I know many of you will have memorized the Ten Commandments, probably in Sunday School, as a child, and probably in the King James Version. They are part of the Covenant God has made with God’s people, a way to maintain the relationship that God has created by saving them, and by saving us. They can be divided into two sets, one set relating to the divine relationship, the vertical relationship, how we should relate to God, and then the second set relates to how we should relate to each other, the horizontal relationship.

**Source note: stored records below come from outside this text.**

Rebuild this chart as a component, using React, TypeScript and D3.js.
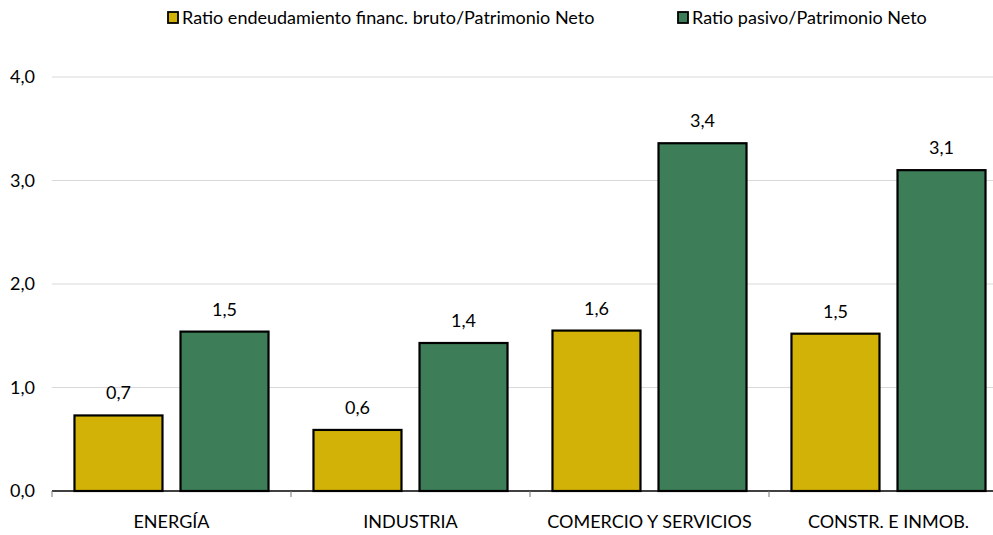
import React, { useEffect, useRef } from 'react';
import * as d3 from 'd3';

const W = 993, H = 535;
const MARGIN = { top: 77, right: 0, bottom: 44, left: 52 };
const BAND = 239;

const categories = ['ENERGÍA', 'INDUSTRIA', 'COMERCIO Y SERVICIOS', 'CONSTR. E INMOB.'];
const seriesNames = ['Ratio endeudamiento financ. bruto/Patrimonio Neto', 'Ratio pasivo/Patrimonio Neto'];
const endeudamiento = [0.73, 0.59, 1.55, 1.52];
const pasivo = [1.54, 1.43, 3.36, 3.10];
const yTicks = [0, 1, 2, 3, 4];
const colors = ['#D2B206', '#3D7D58'];
const FONT = 'Lato, "Open Sans", sans-serif';

const fmt = (v: number) => v.toFixed(1).replace('.', ',');

export default function App() {
  const ref = useRef<SVGSVGElement | null>(null);

  useEffect(() => {
    const svg = d3.select(ref.current);
    svg.selectAll('*').remove();

    const innerH = H - MARGIN.top - MARGIN.bottom;
    const x = d3.scaleBand<string>().domain(categories)
      .range([MARGIN.left, MARGIN.left + BAND * categories.length]).padding(0);
    const xs = d3.scaleBand<string>().domain(['0', '1'])
      .range([0, BAND]).paddingInner(0.17).paddingOuter(0.212);
    const y = d3.scaleLinear().domain([0, 4]).range([MARGIN.top + innerH, MARGIN.top]);

    // gridlines
    svg.append('g').selectAll('line').data(yTicks.filter(d => d > 0)).join('line')
      .attr('x1', MARGIN.left).attr('x2', W)
      .attr('y1', d => y(d)).attr('y2', d => y(d))
      .attr('stroke', '#d9d9d9').attr('stroke-width', 1);

    // y labels
    svg.append('g').selectAll('text').data(yTicks).join('text')
      .attr('x', 35).attr('y', d => y(d)).attr('dy', '0.35em')
      .attr('text-anchor', 'end')
      .attr('font-family', FONT).attr('font-size', 18).attr('fill', '#000')
      .text(d => fmt(d));

    // bars
    const rows = categories.map((c, i) => [
      { c, s: 0, v: endeudamiento[i] },
      { c, s: 1, v: pasivo[i] },
    ]).flat();

    svg.append('g').selectAll('rect').data(rows).join('rect')
      .attr('x', d => x(d.c)! + xs(String(d.s))!)
      .attr('width', xs.bandwidth())
      .attr('y', d => y(d.v))
      .attr('height', d => y(0) - y(d.v))
      .attr('fill', d => colors[d.s])
      .attr('stroke', '#000').attr('stroke-width', 2.2);

    svg.append('g').selectAll('text').data(rows).join('text')
      .attr('x', d => x(d.c)! + xs(String(d.s))! + xs.bandwidth() / 2)
      .attr('y', d => y(d.v) - 16)
      .attr('text-anchor', 'middle')
      .attr('font-family', FONT).attr('font-size', 18).attr('fill', '#000')
      .text(d => fmt(d.v));

    // x axis
    const ax = svg.append('g');
    ax.append('line').attr('x1', MARGIN.left).attr('x2', W)
      .attr('y1', y(0)).attr('y2', y(0)).attr('stroke', '#000').attr('stroke-width', 1.3);
    ax.selectAll('line.tick').data(categories).join('line').attr('class', 'tick')
      .attr('x1', d => x(d)!).attr('x2', d => x(d)!)
      .attr('y1', y(0)).attr('y2', y(0) + 6).attr('stroke', '#777');
    ax.selectAll('text').data(categories).join('text')
      .attr('x', d => x(d)! + x.bandwidth() / 2)
      .attr('y', y(0) + 31)
      .attr('dy', '0.35em').attr('text-anchor', 'middle')
      .attr('font-family', FONT).attr('font-size', 18).attr('fill', '#000')
      .text(d => d);

    // legend
    const leg = svg.append('g');
    const lx = [168, 678];
    seriesNames.forEach((name, i) => {
      leg.append('rect').attr('x', lx[i]).attr('y', 12).attr('width', 10).attr('height', 11)
        .attr('fill', colors[i]).attr('stroke', '#000').attr('stroke-width', 1.8);
      leg.append('text').attr('x', lx[i] + 14).attr('y', 18).attr('dy', '0.35em')
        .attr('font-family', FONT).attr('font-size', 18).attr('fill', '#000')
        .text(name);
    });
  }, []);

  return (
    <svg ref={ref} width={W} height={H}
      style={{ position: 'absolute', left: 0, top: 0, background: '#fff' }} />
  );
}
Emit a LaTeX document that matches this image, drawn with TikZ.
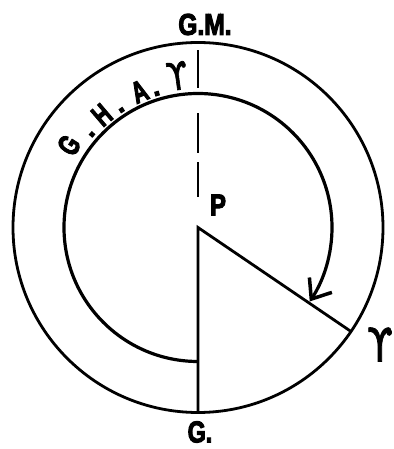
\documentclass[tikz,border=0pt]{standalone}
\usepackage{fontspec}
\setmainfont{Liberation Sans}[BoldFeatures={FakeBold=4}]
\newfontfamily\symfont{DejaVu Sans}[FakeBold=2]
\usetikzlibrary{arrows.meta}
\newcommand{\hsq}[2]{\scalebox{#1}[1]{#2}}
\begin{document}
\begin{tikzpicture}[x=1pt,y=1pt,
  lbl/.style={inner sep=0pt, font=\bfseries\fontsize{30}{32}\selectfont},
  gha/.style={inner sep=0pt, font=\bfseries\fontsize{30}{32}\selectfont},
  ghadot/.style={inner sep=0pt, font=\bfseries\fontsize{26}{28}\selectfont},
  sym/.style={inner sep=0pt, font=\symfont\fontsize{#1}{#1}\selectfont},
  circ/.style={line width=2.8pt},
  rad/.style={line width=2.8pt, line join=miter},
  dashline/.style={line width=2.5pt, dash pattern=on 35pt off 9pt on 40pt off 25pt on 38pt off 100pt},
  ghaarc/.style={line width=3.2pt, -{Straight Barb[length=17pt, width=27pt, line width=3.5pt]}}]
\useasboundingbox (-198,-221.5) rectangle (195,227.5);
\coordinate (P) at (0,0);
\coordinate (G) at (270:185);
\coordinate (Ar) at (-34.2:185);
\coordinate (Gi) at (270:134);
\coordinate (dA) at (90:30.5);
\coordinate (dB) at (90:177.5);
\draw[circ] (P) circle[radius=185];
\draw[rad] (G) -- (P) -- (Ar);
\draw[dashline] (dA) -- (dB);
\draw[ghaarc] (Gi) arc[start angle=270, end angle=-33.5, radius=134];
% labels
\node[lbl] (gm) at (7,203) {\hsq{.82}{G.M.}};
\node[lbl] (p) at (20,22.5) {\hsq{.8}{P}};
\node[lbl] (g) at (2,-204.5) {\hsq{.78}{G.}};
\node[sym=46] (ar) at (182,-117) {\hsq{.8}{ϒ}};
% G.H.A. along the arc
\node[gha, rotate=57.5] (l1) at (147.5:153) {\hsq{.7}{G}};
\node[ghadot, rotate=48.7] (d1) at (138.7:141) {.};
\node[gha, rotate=40.5] (l2) at (130.5:148) {\hsq{.7}{H}};
\node[ghadot, rotate=33] (d2) at (123:140) {.};
\node[gha, rotate=23.3] (l3) at (113.3:148) {\hsq{.7}{A}};
\node[ghadot, rotate=17] (d3) at (107:140) {.};
\node[sym=38, rotate=7.8] (l4) at (97.8:153) {\hsq{.8}{ϒ}};
\end{tikzpicture}
\end{document}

Now it is important to understand what these commandments are, and what they are not. Notice when and where the commandments come, they come after God has saved the people, they are part of the gift that God has given. Too often we put the cart before the horse, we see these commandments as something that we must do in order to obtain salvation, to earn God’s favor. Or we see it in terms of fear — that we fear God’s judgment and hope to escape God’s wrath by keeping the law. In fact, God gave these ordinances, these commandments after he had saved the people. Our obedience to them is our way of saying thank you for liberating us, thank you for saving us. That was why and how they were given to the saved people of Israel, and that is how and why they have been given to us, who have been saved and liberated by Christ. Obedience to the Ten Commandments is not our way to gain freedom, it’s our way of knowing what freedom is, a way to live in harmony not only with God but with each other as the saved people of God.